Students often worry about sounding clichéd here, but the issue is not the idea of growth—it is how that growth is expressed. Broad claims about becoming stronger or more resilient do not carry much weight. What matters is showing what actually changed in how you think, act, or approach problems.

Prompt #5: Why Columbia?

Prompt:
Why are you interested in attending Columbia University? (150 words)

This is not a traditional academic “Why Us” essay. You are not being asked to explain what you want to study or how you would pursue it. That comes in the next prompt.

Here, the focus is on Columbia as a place. Students often fall into predictable answers about New York City, diversity, or energy. These apply to everyone and do not distinguish your application.

A stronger response identifies specific aspects of Columbia that genuinely appeal to you and shows how you would engage with them. That might involve particular programs, initiatives, or ways of participating in campus life. The key is to make this concrete. You are not describing the university in general terms; you are showing how you would actually use it.

Prompt #6: School-Specific “Why Us”

Prompt:
What attracts you to your preferred areas of study at Columbia College or Columbia Engineering? (150 words)

This is the classic “Why Us” essay, but with a strict constraint. At 150 words, there is no room for anything unnecessary.

You should begin with your interests. What do you want to study, and how did those interests develop? Once that is clear, you can connect them to specific opportunities at Columbia.

For Engineering, that means being precise about your area of interest.
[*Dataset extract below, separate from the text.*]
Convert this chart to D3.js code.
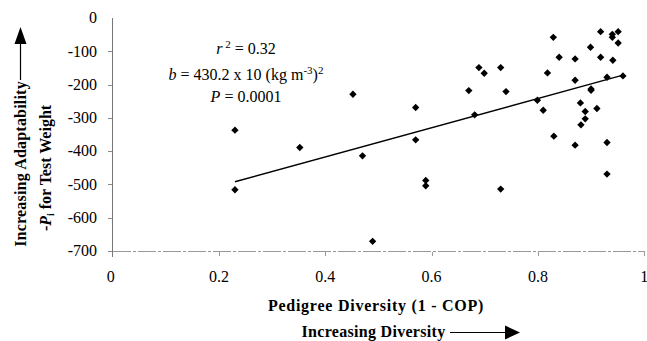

For Columbia College, it means clearly articulating what you want to study and why. In both cases, the goal is not to list options, but to show a direct connection between your interests and what the university offers.

Common Mistakes Students Make

  1. Trying to do too much in each essay
    At 150 words, you need to focus. One idea, clearly developed.

  2. Writing generic reflections
    Statements about diversity, collaboration, or growth don’t carry weight without specifics.

  3. Making other people look unreasonable
    This is especially common in the disagreement essay.

  4. Listing without explanation
    This applies both to the intellectual list and to “Why Us” responses.

  5. Wasting words
    Every word matters at this length. Anything that doesn’t add information weakens the essay.

You can find more supplemental essay guides here:
College Essay Supplemental Guides →

Final Thought

Columbia’s supplemental essays are short, but they are demanding. They require you to identify what matters, explain it clearly, and connect it to a specific context without wasting space.

If you can do that consistently across all of these prompts, your application will stand out for its clarity and focus.